Let $\displaystyle a,b,c$ be positive real numbers such that $\displaystyle a^2+b^2+c^2+d^2=1$. Prove that

$\displaystyle (1-a)(1-b)(1-c)(1-d)\geq abcd$

1st solution:

We divide the inequality with $\displaystyle a,b,c,d$. Then we get that $\displaystyle \frac{1-a}{a}\cdot \frac{1-b}{b}\cdot \frac{1-c}{c}\cdot \frac{1-d}{d}\geq 1$. Let $\displaystyle x=\frac{1-a}{a}, y=\frac{1-b}{b}, z=\frac{1-c}{c}, w=\frac{1-d}{d}$.

We need to prove that

$\displaystyle xyzw\geq 1$.

But from the hypothesis we get that $\displaystyle 1=\sum_{cyc}\frac{1}{(1+x)^2}$.

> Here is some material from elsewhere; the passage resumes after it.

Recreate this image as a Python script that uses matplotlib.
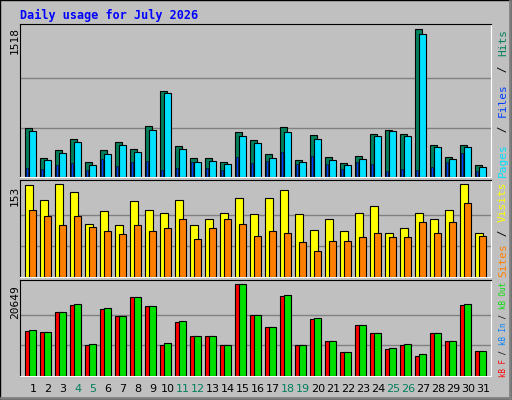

From Jensen’s inequality we get that

$\displaystyle 1=\sum_{cyc}\frac{1}{(1+x)^2}\geq \frac{1}{1+xy}+\frac{1}{1+zw}$.

After some calculations, we get the desired result, that is

$\displaystyle xyzw\geq 1$.

2nd solution:

From AM-GM inequality we get that

$\displaystyle c^2+d^2\geq 2cd\Longrightarrow 1-a^2-b^2\geq 2cd$.

And hence

$\displaystyle 2(1-a)(1-b)-2cd\geq 2(1-a)(1-b)-1+a^2+b^2=(1-a-b)^2\geq 0$

Similarly we can prove that

$\displaystyle (1-c)(1-d)\geq ab$.

So we prooved that $\displaystyle (1-a)(1-b)\geq cd$. Similarly we can prove that $\displaystyle (1-c)(1-d)\geq ab$. Multiplying these inequalities the desired inequality follows, Q.E.D.